EXERCISE INPUTS:

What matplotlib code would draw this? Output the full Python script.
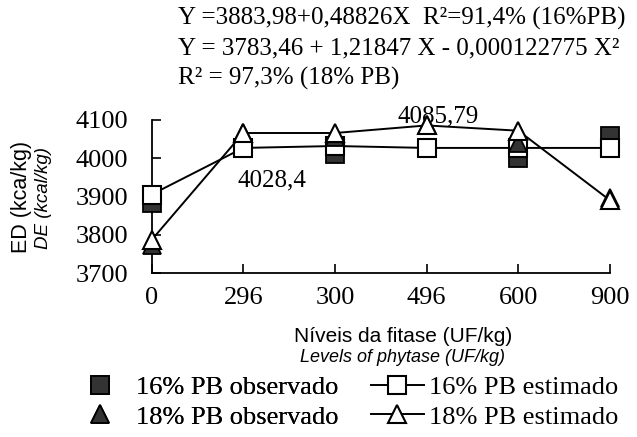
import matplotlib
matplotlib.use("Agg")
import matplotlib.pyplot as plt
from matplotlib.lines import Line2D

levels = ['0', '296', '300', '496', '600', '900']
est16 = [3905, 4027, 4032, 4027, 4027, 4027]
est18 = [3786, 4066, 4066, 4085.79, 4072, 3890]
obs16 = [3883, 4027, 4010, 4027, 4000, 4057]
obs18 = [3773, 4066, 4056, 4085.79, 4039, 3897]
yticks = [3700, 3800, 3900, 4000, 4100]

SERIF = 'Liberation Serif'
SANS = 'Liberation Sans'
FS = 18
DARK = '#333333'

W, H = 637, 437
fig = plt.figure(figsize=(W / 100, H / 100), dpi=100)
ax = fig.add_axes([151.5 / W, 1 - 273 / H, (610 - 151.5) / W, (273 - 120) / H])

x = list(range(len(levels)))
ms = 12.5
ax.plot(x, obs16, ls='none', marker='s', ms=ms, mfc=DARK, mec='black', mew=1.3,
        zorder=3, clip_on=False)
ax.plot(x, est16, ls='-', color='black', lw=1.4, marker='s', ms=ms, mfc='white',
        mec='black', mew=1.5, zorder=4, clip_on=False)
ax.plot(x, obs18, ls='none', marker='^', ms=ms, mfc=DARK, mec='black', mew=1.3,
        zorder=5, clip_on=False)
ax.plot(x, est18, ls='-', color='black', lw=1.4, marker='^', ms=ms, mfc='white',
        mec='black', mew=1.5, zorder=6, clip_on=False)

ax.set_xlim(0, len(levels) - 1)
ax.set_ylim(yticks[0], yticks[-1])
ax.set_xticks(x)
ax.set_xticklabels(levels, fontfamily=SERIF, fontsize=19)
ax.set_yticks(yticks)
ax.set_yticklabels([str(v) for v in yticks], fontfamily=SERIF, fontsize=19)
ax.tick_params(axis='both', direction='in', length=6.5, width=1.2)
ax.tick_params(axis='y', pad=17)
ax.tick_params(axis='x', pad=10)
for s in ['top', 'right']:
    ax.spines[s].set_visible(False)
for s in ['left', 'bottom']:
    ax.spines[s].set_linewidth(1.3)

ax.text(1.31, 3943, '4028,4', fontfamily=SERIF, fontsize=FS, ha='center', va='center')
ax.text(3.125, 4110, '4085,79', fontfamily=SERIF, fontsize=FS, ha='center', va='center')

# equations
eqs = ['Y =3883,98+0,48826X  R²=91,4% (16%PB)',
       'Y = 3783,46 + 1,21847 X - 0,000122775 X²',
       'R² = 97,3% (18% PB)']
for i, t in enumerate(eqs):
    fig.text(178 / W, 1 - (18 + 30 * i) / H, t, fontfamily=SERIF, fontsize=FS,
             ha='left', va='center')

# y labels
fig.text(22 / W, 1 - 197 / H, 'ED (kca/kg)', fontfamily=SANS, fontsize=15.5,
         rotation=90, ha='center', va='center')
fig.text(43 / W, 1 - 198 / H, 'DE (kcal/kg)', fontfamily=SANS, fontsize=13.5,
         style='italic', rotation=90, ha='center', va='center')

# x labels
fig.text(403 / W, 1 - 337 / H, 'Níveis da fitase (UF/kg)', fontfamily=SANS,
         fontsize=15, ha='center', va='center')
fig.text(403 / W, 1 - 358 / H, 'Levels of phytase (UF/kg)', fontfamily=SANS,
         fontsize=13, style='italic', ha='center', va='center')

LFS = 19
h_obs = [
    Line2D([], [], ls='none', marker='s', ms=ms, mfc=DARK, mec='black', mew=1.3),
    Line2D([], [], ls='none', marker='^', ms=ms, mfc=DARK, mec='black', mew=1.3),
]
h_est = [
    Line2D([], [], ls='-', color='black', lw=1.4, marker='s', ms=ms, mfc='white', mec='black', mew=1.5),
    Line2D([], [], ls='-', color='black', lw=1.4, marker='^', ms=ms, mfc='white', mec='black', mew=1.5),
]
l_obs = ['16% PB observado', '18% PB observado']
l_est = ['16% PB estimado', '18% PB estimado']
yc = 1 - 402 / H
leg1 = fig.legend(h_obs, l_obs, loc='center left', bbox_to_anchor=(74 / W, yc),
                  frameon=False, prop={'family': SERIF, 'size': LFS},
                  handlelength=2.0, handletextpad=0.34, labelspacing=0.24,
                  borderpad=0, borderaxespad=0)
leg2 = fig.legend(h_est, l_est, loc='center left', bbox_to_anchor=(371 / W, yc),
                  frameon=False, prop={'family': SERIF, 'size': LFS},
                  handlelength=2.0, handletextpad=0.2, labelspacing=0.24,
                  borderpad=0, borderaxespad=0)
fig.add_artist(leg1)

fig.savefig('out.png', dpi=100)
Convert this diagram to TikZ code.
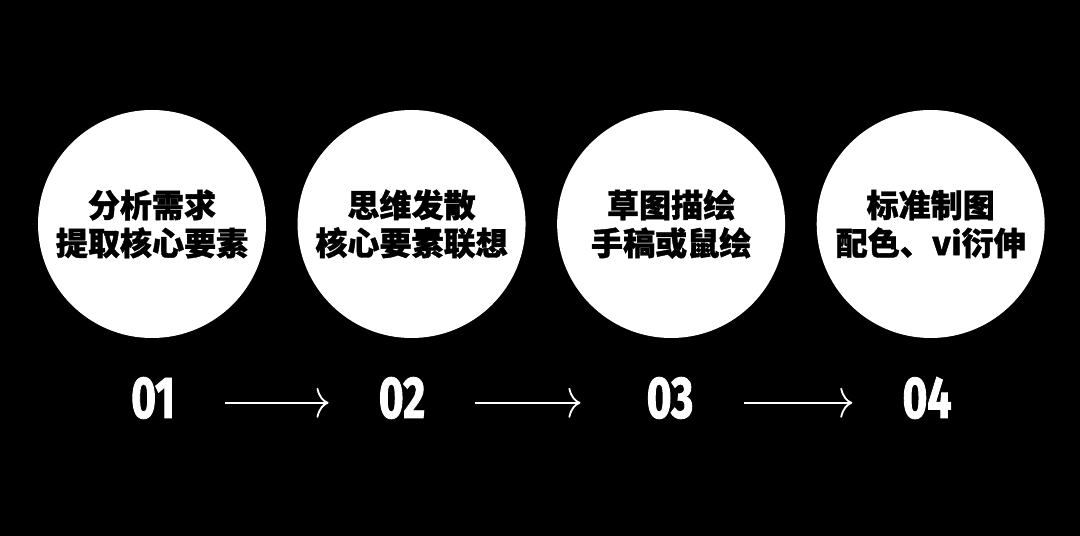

EXERCISE DIRECTIONS:
Only the lines from the start of the records to the one containing "from matplotlib.lines import Line2D" should be repeated, exactly and with both ends kept; drop any pictures.

COMPLETED EXERCISE:
What matplotlib code would draw this? Output the full Python script.
import matplotlib
matplotlib.use("Agg")
import matplotlib.pyplot as plt
from matplotlib.lines import Line2D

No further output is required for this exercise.